Quality filtering of variant calls
Not all variants that we called are necessarily of good quality, so it is essential to have a quality filter step. The VCF includes several fields with quality information. The most obvious is the column QUAL, which gives us a Phred-scale quality score.
- What does a Phred-scale quality score of 30 mean?
We will filter the VCF using bcftools filter
. We can remove anything with quality call smaller than 30:
# Remove variant site with quality score less than 30. Then remove sites that have a missing genotype call.
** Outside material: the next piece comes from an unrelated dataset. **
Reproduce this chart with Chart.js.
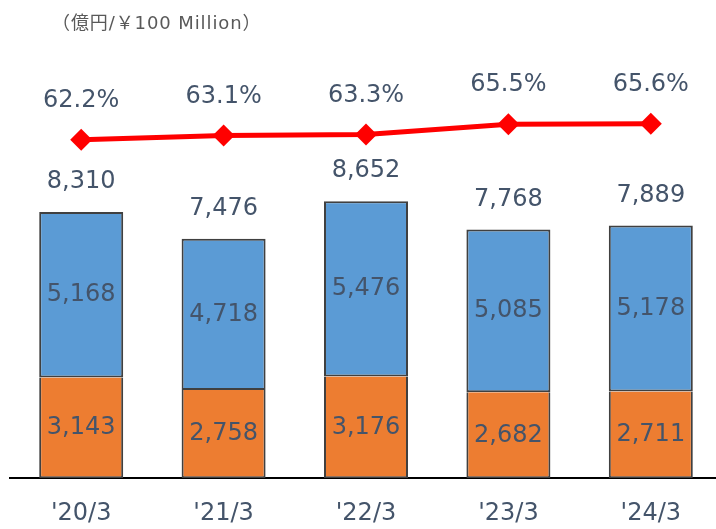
<!DOCTYPE html>
<html lang="ja">
<head>
<meta charset="UTF-8">
<title>Chart</title>
<script src="https://cdn.jsdelivr.net/npm/chart.js"></script>
<style>
    body {
        margin: 0;
        width: 716px;
        height: 529px;
        overflow: hidden;
        background: #fff;
        font-family: "DejaVu Sans", Verdana, sans-serif;
    }
    #wrap {
        position: relative;
        width: 734px;
        height: 557px;
        margin-left: -1px;
    }
    .unit {
        position: absolute;
        left: 53px;
        top: 8px;
        font-size: 18px;
        letter-spacing: 0.9px;
        color: #595959;
        font-family: "DejaVu Sans", "Noto Sans CJK JP", sans-serif;
    }
</style>
</head>
<body>
<div id="wrap">
    <canvas id="chart" width="734" height="557"></canvas>
    <div class="unit">（億円/￥100 Million）</div>
</div>
<script>
    const categories = ["'20/3", "'21/3", "'22/3", "'23/3", "'24/3"];
    const lowerValues = [3143, 2758, 3176, 2682, 2711];
    const upperValues = [5168, 4718, 5476, 5085, 5178];
    const totals = [8310, 7476, 8652, 7768, 7889];
    const ratios = [62.2, 63.1, 63.3, 65.5, 65.6];

    const textColor = '#44546a';
    const labelFont = '24px "DejaVu Sans", Verdana, sans-serif';

    const labelPlugin = {
        id: 'labels',
        afterDatasetsDraw(chart) {
            const ctx = chart.ctx;
            ctx.save();
            ctx.font = labelFont;
            ctx.fillStyle = textColor;
            ctx.textAlign = 'center';
            ctx.textBaseline = 'middle';
            const lower = chart.getDatasetMeta(1);
            const upper = chart.getDatasetMeta(2);
            const line = chart.getDatasetMeta(0);
            lower.data.forEach((bar, i) => {
                ctx.fillText(lowerValues[i].toLocaleString('en-US'), bar.x, (bar.y + bar.base) / 2);
            });
            upper.data.forEach((bar, i) => {
                ctx.fillText(upperValues[i].toLocaleString('en-US'), bar.x, (bar.y + bar.base) / 2);
                ctx.fillText(totals[i].toLocaleString('en-US'), bar.x, bar.y - 30);
            });
            line.data.forEach((pt, i) => {
                ctx.fillText(ratios[i].toFixed(1) + '%', pt.x, pt.y - 39);
            });
            ctx.restore();
        }
    };

    new Chart(document.getElementById('chart').getContext('2d'), {
        type: 'bar',
        data: {
            labels: categories,
            datasets: [
                {
                    type: 'line',
                    data: ratios,
                    yAxisID: 'y2',
                    borderColor: '#ff0000',
                    backgroundColor: '#ff0000',
                    borderWidth: 5,
                    pointStyle: 'rectRot',
                    pointRadius: 11,
                    pointBorderWidth: 0,
                    tension: 0,
                    order: 0
                },
                {
                    data: lowerValues,
                    backgroundColor: '#ed7d31',
                    borderColor: '#404040',
                    borderWidth: 2,
                    borderSkipped: 'top',
                    stack: 's',
                    order: 1
                },
                {
                    data: upperValues,
                    backgroundColor: '#5b9bd5',
                    borderColor: '#404040',
                    borderWidth: 2,
                    borderSkipped: false,
                    stack: 's',
                    order: 1
                }
            ]
        },
        options: {
            responsive: false,
            animation: false,
            events: [],
            layout: { padding: { left: 5, right: 0, top: 94, bottom: 8 } },
            datasets: { bar: { barPercentage: 1, categoryPercentage: 0.59 } },
            plugins: {
                legend: { display: false },
                tooltip: { enabled: false }
            },
            scales: {
                x: {
                    stacked: true,
                    grid: { display: false, drawTicks: false },
                    border: { color: '#000', width: 2 },
                    ticks: {
                        color: textColor,
                        padding: 21,
                        font: { size: 24, family: '"DejaVu Sans", Verdana, sans-serif' }
                    }
                },
                y: {
                    stacked: true,
                    display: false,
                    min: 0,
                    max: 12000
                },
                y2: {
                    display: false,
                    min: -9.5,
                    max: 71.9
                }
            }
        },
        plugins: [labelPlugin]
    });
</script>
</body>
</html>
bcftools filter --exclude 'QUAL < 30' tmp/calls.vcf | bcftools view -g ^miss > tmp/filtered_calls.vcf
In more serious analyses, it may be important to filter by other parameters.
In the downstream analysis, we only want to look at sites that are:
- snps (-v snps)
- biallelic (-m2 -M2)
- where the minor allele is present in at least one individual (because we do not care for the sites where all individuals are different from the reference, yet equal to each other)
# Select biallelic variant sites that are snps and at least one individual differs from the rest.
bcftools view -v snps -m2 -M2 --min-ac 1:minor tmp/filtered_calls.vcf > tmp/snp.vcf
- How many SNPs does the resulting VCF file have?
- Can you find any other parameters indicating the quality of the site?
- Can you find any other parameters indicating the quality of the variant call for a given individual on a given site?
In this practical we only looked at a subset of the fire ant genome. When calling variants for the entire genome and using hundreds or thousands of samples, the resulting VCF files can end up being very large (reaching terabytes for cancer genomics projects!). It is thus a good idea to compress and index a VCF file. This is typically done using bgzip
(for compression) and tabix
(for indexing - tabix requires the file to be compressed using bgzip
).
# Compress the VCF file using bgzip. This will remove the
# snp.vcf file and produce snp.vcf.gz file in its place.
bgzip tmp/snp.vcf
# Index the compressed VCF file. This will produce a .tbi
# file alongsied snp.vcf.gz file.
tabix tmp/snp.vcf.gz
Now that we have a SNP set, we can copy it to results
directory.
cp tmp/snp.vcf.gz results
cp tmp/snp.vcf.gz.tbi results
Viewing the results using IGV (Integrative Genome Viewer)
In this part of the practical, we will use the software IGV to visualise the alignments and the SNPs we generated, and verify some of the called SNPs.
Copy the BAM and their index files (.bai) to ~/www/igv/data
.
Copy the snp.vcf.gz
and its index file (.tbi) to ~/www/igv/data
.
To visualise them, open IGV by clicking on the IGV link in your personal module page (e.g., bt007.genomicscourse.com).
Here, we use igv.js which is designed to be embedded in web pages and the installation is pre configured to use the assembly (reference.fa
file) you used for variant calling.
- Has bcftools/mpileup recovered the same positions as you would by looking at the alignments with IGV?
- Do you think our filtering was effective?